→ **Brief**:
Return the full material exactly.

→ **Provided data**:
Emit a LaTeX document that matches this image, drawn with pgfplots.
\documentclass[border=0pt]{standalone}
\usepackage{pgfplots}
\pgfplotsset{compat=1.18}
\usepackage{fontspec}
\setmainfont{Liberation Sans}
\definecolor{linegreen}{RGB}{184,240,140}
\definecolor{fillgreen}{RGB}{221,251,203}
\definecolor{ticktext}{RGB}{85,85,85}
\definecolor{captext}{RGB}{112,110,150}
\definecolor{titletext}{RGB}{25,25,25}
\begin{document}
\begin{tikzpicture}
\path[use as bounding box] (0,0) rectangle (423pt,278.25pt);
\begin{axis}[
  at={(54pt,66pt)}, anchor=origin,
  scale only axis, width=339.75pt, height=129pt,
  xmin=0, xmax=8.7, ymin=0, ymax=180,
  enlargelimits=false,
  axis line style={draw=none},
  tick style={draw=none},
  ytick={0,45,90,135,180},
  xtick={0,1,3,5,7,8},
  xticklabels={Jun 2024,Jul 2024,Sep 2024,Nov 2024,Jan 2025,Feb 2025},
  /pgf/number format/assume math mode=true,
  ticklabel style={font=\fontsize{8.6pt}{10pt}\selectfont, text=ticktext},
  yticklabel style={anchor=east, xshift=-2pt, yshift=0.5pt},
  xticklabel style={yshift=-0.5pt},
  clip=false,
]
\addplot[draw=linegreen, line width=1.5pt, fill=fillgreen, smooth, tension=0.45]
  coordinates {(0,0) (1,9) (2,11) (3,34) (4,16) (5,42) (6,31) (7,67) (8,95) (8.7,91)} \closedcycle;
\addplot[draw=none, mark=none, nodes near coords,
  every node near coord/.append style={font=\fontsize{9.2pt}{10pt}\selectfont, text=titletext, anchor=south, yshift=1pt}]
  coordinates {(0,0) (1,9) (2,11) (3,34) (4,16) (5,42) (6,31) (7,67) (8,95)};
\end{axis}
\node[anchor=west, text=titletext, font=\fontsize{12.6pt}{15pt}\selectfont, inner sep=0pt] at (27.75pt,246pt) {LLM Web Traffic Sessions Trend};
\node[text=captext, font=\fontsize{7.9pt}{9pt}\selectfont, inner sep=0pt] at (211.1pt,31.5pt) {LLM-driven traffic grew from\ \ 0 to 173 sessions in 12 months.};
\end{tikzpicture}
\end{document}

→ **Full answer**:
Emit a LaTeX document that matches this image, drawn with pgfplots.
\documentclass[border=0pt]{standalone}
\usepackage{pgfplots}
\pgfplotsset{compat=1.18}
\usepackage{fontspec}
\setmainfont{Liberation Sans}
\definecolor{linegreen}{RGB}{184,240,140}
\definecolor{fillgreen}{RGB}{221,251,203}
\definecolor{ticktext}{RGB}{85,85,85}
\definecolor{captext}{RGB}{112,110,150}
\definecolor{titletext}{RGB}{25,25,25}
\begin{document}
\begin{tikzpicture}
\path[use as bounding box] (0,0) rectangle (423pt,278.25pt);
\begin{axis}[
  at={(54pt,66pt)}, anchor=origin,
  scale only axis, width=339.75pt, height=129pt,
  xmin=0, xmax=8.7, ymin=0, ymax=180,
  enlargelimits=false,
  axis line style={draw=none},
  tick style={draw=none},
  ytick={0,45,90,135,180},
  xtick={0,1,3,5,7,8},
  xticklabels={Jun 2024,Jul 2024,Sep 2024,Nov 2024,Jan 2025,Feb 2025},
  /pgf/number format/assume math mode=true,
  ticklabel style={font=\fontsize{8.6pt}{10pt}\selectfont, text=ticktext},
  yticklabel style={anchor=east, xshift=-2pt, yshift=0.5pt},
  xticklabel style={yshift=-0.5pt},
  clip=false,
]
\addplot[draw=linegreen, line width=1.5pt, fill=fillgreen, smooth, tension=0.45]
  coordinates {(0,0) (1,9) (2,11) (3,34) (4,16) (5,42) (6,31) (7,67) (8,95) (8.7,91)} \closedcycle;
\addplot[draw=none, mark=none, nodes near coords,
  every node near coord/.append style={font=\fontsize{9.2pt}{10pt}\selectfont, text=titletext, anchor=south, yshift=1pt}]
  coordinates {(0,0) (1,9) (2,11) (3,34) (4,16) (5,42) (6,31) (7,67) (8,95)};
\end{axis}
\node[anchor=west, text=titletext, font=\fontsize{12.6pt}{15pt}\selectfont, inner sep=0pt] at (27.75pt,246pt) {LLM Web Traffic Sessions Trend};
\node[text=captext, font=\fontsize{7.9pt}{9pt}\selectfont, inner sep=0pt] at (211.1pt,31.5pt) {LLM-driven traffic grew from\ \ 0 to 173 sessions in 12 months.};
\end{tikzpicture}
\end{document}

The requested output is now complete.